PhD Proposal by Juhyun Bae
Title: Distributed Services with Elastic Container Memory Abstractions for Big Data Clouds
Date: Friday, September 24th, 2021
Time: 4:00-6:00pm (ET)
School of Computer Science
Georgia Institute of Technology
Dr. Ling Liu (Advisor, School of Computer Science, Georgia Institute of Technology)
Dr. Calton Pu (School of Computer Science, Georgia Institute of Technology)
Dr. Joy Arulraj (School of Computer Science, Georgia Institute of Technology)
Dr. Said Mohamed Tawfik Issa (School of Computer Science, Georgia Institute of Technology)
Dr. Jay Lofstead (Sandia National Laboratories)
Big data powered machine learning has become an integral part of many products and services today. Solely relying on elastic scaling up to deal with resource limits in Cloud and at Edge may not be sufficient, especially when the workload pattern and volume are diverse and hard to predict, let alone the cost of scaling up and the presence of unutilized resources in cross-container and cross-cluster settings. Although container is an essential server technology for multi cloud, hybrid cloud and edge cloud computing, the performance of containers on a host node is affected by the memory usage of other co-hosted containers due to the shared common pool of host memory. Transient load surge can cause serious performance degradation when the container runtime is out of allocated memory or the host memory runs out. This dissertation research addresses these problems by developing distributed services with elastic container memory abstraction, enabling container runtime to utilize free memory on the same host and in remote nodes of a cluster with three unique contributions.

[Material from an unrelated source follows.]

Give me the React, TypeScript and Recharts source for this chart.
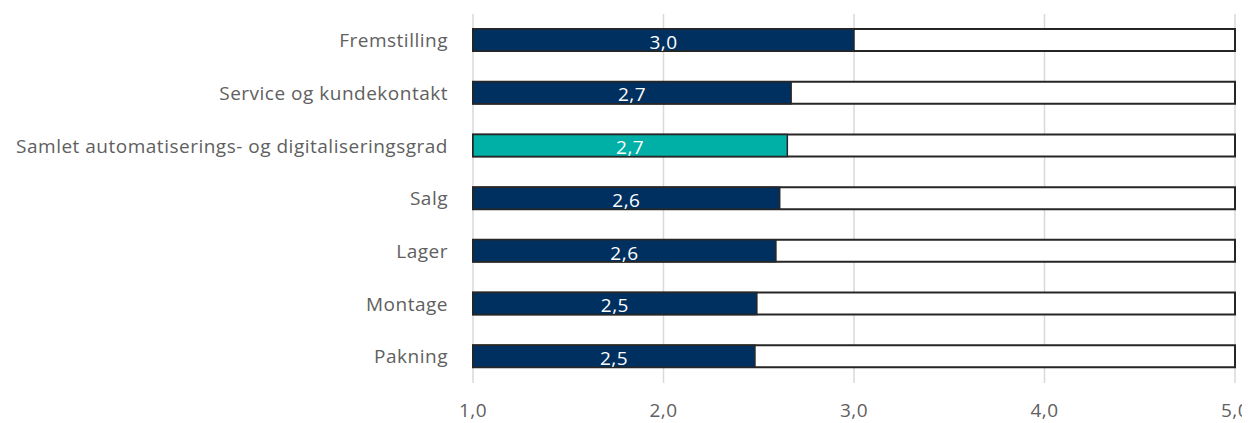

We first design and develop the elastic host memory abstraction to allow cross-container memory sharing based on dynamic and transient memory demands of container runtime, enabling containers to elastically expand or shrink their available memory on demand. This new cross container memory abstraction enables a container to manage the unexpected large working set memory gracefully rather than relying on restarting of the container to increase the memory capacity. This new memory abstraction can be incorporated to container runtime execution transparently without any modification to the host operating system and the application.
Next, we design and develop the elastic host-remote memory abstraction to allow cross-container and cross node memory sharing. This enables containers to flexibly expand its memory demand to remote memory in the cluster in response to the unexpected demand on the working set memory when the host memory is insufficient to accommodate the demand. By efficiently leveraging available remote free memory in the cluster, it incorporates the remote network memory as a part of the runtime memory hierarchy of containers transparently without any impact on existing OS and applications running in the containers on both host and remote nodes. By enabling containers to leverage remote network memory, which is two orders of magnitude faster than disk I/O, our elastic host-remote memory abstraction can provide graceful performance adaptation to the demand of memory intensive applications, alleviating the restarting of containers for expanding its memory allocation or the migration of container execution when its host memory is insufficient to accommodate the additional memory demand.
We implement our elastic remote network memory abstraction on top of RDMA to utilize its one-sided read / write operations. Several RDMA optimizations are introduced to provide efficient communication fabrics for enabling containers to leverage our cross-node memory abstraction and achieve maximum throughput. For example, we provide efficient merging and chaining of requests to reduce the cost of I/O. We develop new event polling mechanism to adapt to diverse workload patterns. To demonstrate the effectiveness of our elastic host-remote container memory abstraction, we implement a transparent network memory storage for container execution (CNetMem) with two novel features. We introduce group based remote memory abstraction to enable our elastic container memory abstraction to be scalable to large cluster size by managing a controlled pool of concurrent connections. Our grouping strategy uses pre-connection and mapping warm up to avoid connecting and mapping remote memory via the performance critical path. We then introduce rank-based node selection algorithm to find the most suitable remote node for mapping remote memory block by considering memory increasing and decreasing trend on the remote node as well as the amount of free memory available, which can help avoiding or minimizing remote eviction. We also utilize a new hybrid batching technique tailored especially for replication or disk-backup to increase fault tolerance with minimal performance impact.
Our ongoing research is focused on providing scalable distributed data services across a large population of edge clients (e.g., end devices) with high churning edge network. We develop a two-tier edge overlay network, with the top tier overlay offering dynamic and hierarchical grouping to support two types of distributed application services: scalable remote file system and federated learning system, and the bottom tier providing efficient and transparent connection management for decentralized management of hierarchical peer to peer computation with high dependability and fault tolerance. In this proposal exam, I will provide detailed overview of CNetMem in terms of design, development, and evaluations with a dozen of key-value system workloads and machine learning workloads.